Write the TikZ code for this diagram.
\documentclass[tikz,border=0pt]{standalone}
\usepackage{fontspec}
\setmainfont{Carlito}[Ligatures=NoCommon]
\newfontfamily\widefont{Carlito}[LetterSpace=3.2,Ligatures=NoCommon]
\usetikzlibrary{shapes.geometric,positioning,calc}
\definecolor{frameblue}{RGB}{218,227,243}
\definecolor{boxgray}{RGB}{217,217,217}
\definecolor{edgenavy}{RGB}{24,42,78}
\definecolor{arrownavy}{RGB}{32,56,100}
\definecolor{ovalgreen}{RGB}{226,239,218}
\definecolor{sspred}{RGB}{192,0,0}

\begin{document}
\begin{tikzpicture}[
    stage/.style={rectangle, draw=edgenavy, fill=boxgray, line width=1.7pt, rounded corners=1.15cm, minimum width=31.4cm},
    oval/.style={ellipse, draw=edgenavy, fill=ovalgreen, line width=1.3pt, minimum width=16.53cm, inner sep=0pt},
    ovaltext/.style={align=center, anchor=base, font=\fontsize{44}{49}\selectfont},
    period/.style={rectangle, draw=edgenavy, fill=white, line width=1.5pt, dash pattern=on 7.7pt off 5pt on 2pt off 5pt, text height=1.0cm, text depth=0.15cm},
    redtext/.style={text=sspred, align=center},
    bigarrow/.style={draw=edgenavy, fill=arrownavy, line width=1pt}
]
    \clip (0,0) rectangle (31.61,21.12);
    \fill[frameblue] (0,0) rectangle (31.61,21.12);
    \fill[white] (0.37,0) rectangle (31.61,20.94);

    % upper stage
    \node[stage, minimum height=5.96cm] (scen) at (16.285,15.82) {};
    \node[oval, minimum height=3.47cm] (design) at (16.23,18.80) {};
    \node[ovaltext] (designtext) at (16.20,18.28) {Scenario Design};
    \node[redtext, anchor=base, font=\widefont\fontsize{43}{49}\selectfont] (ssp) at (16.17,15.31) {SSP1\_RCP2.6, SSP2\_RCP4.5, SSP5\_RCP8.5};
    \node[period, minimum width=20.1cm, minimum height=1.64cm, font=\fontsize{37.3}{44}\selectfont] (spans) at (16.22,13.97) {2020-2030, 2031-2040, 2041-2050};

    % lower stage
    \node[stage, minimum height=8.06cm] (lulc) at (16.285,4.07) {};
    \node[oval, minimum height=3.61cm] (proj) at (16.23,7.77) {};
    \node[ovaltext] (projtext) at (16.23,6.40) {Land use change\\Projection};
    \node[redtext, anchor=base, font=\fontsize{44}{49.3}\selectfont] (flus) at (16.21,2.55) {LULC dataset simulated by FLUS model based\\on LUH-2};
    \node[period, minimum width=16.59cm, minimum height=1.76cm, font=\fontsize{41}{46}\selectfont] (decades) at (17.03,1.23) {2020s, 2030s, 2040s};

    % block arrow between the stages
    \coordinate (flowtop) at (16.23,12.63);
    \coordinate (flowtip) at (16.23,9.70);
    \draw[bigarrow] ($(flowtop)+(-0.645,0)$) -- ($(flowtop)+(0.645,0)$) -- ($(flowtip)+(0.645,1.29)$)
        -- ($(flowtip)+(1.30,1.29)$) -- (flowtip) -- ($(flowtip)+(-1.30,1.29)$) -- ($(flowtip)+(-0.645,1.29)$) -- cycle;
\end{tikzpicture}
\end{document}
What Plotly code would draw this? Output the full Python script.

> **TO BE DONE**:
Please reproduce every line of the material word for word.

> **EXPECTED ANSWER**:
Write the TikZ code for this diagram.
\documentclass[tikz,border=0pt]{standalone}
\usepackage{fontspec}
\setmainfont{Carlito}[Ligatures=NoCommon]
\newfontfamily\widefont{Carlito}[LetterSpace=3.2,Ligatures=NoCommon]
\usetikzlibrary{shapes.geometric,positioning,calc}
\definecolor{frameblue}{RGB}{218,227,243}
\definecolor{boxgray}{RGB}{217,217,217}
\definecolor{edgenavy}{RGB}{24,42,78}
\definecolor{arrownavy}{RGB}{32,56,100}
\definecolor{ovalgreen}{RGB}{226,239,218}
\definecolor{sspred}{RGB}{192,0,0}

\begin{document}
\begin{tikzpicture}[
    stage/.style={rectangle, draw=edgenavy, fill=boxgray, line width=1.7pt, rounded corners=1.15cm, minimum width=31.4cm},
    oval/.style={ellipse, draw=edgenavy, fill=ovalgreen, line width=1.3pt, minimum width=16.53cm, inner sep=0pt},
    ovaltext/.style={align=center, anchor=base, font=\fontsize{44}{49}\selectfont},
    period/.style={rectangle, draw=edgenavy, fill=white, line width=1.5pt, dash pattern=on 7.7pt off 5pt on 2pt off 5pt, text height=1.0cm, text depth=0.15cm},
    redtext/.style={text=sspred, align=center},
    bigarrow/.style={draw=edgenavy, fill=arrownavy, line width=1pt}
]
    \clip (0,0) rectangle (31.61,21.12);
    \fill[frameblue] (0,0) rectangle (31.61,21.12);
    \fill[white] (0.37,0) rectangle (31.61,20.94);

    % upper stage
    \node[stage, minimum height=5.96cm] (scen) at (16.285,15.82) {};
    \node[oval, minimum height=3.47cm] (design) at (16.23,18.80) {};
    \node[ovaltext] (designtext) at (16.20,18.28) {Scenario Design};
    \node[redtext, anchor=base, font=\widefont\fontsize{43}{49}\selectfont] (ssp) at (16.17,15.31) {SSP1\_RCP2.6, SSP2\_RCP4.5, SSP5\_RCP8.5};
    \node[period, minimum width=20.1cm, minimum height=1.64cm, font=\fontsize{37.3}{44}\selectfont] (spans) at (16.22,13.97) {2020-2030, 2031-2040, 2041-2050};

    % lower stage
    \node[stage, minimum height=8.06cm] (lulc) at (16.285,4.07) {};
    \node[oval, minimum height=3.61cm] (proj) at (16.23,7.77) {};
    \node[ovaltext] (projtext) at (16.23,6.40) {Land use change\\Projection};
    \node[redtext, anchor=base, font=\fontsize{44}{49.3}\selectfont] (flus) at (16.21,2.55) {LULC dataset simulated by FLUS model based\\on LUH-2};
    \node[period, minimum width=16.59cm, minimum height=1.76cm, font=\fontsize{41}{46}\selectfont] (decades) at (17.03,1.23) {2020s, 2030s, 2040s};

    % block arrow between the stages
    \coordinate (flowtop) at (16.23,12.63);
    \coordinate (flowtip) at (16.23,9.70);
    \draw[bigarrow] ($(flowtop)+(-0.645,0)$) -- ($(flowtop)+(0.645,0)$) -- ($(flowtip)+(0.645,1.29)$)
        -- ($(flowtip)+(1.30,1.29)$) -- (flowtip) -- ($(flowtip)+(-1.30,1.29)$) -- ($(flowtip)+(-0.645,1.29)$) -- cycle;
\end{tikzpicture}
\end{document}
What Plotly code would draw this? Output the full Python script.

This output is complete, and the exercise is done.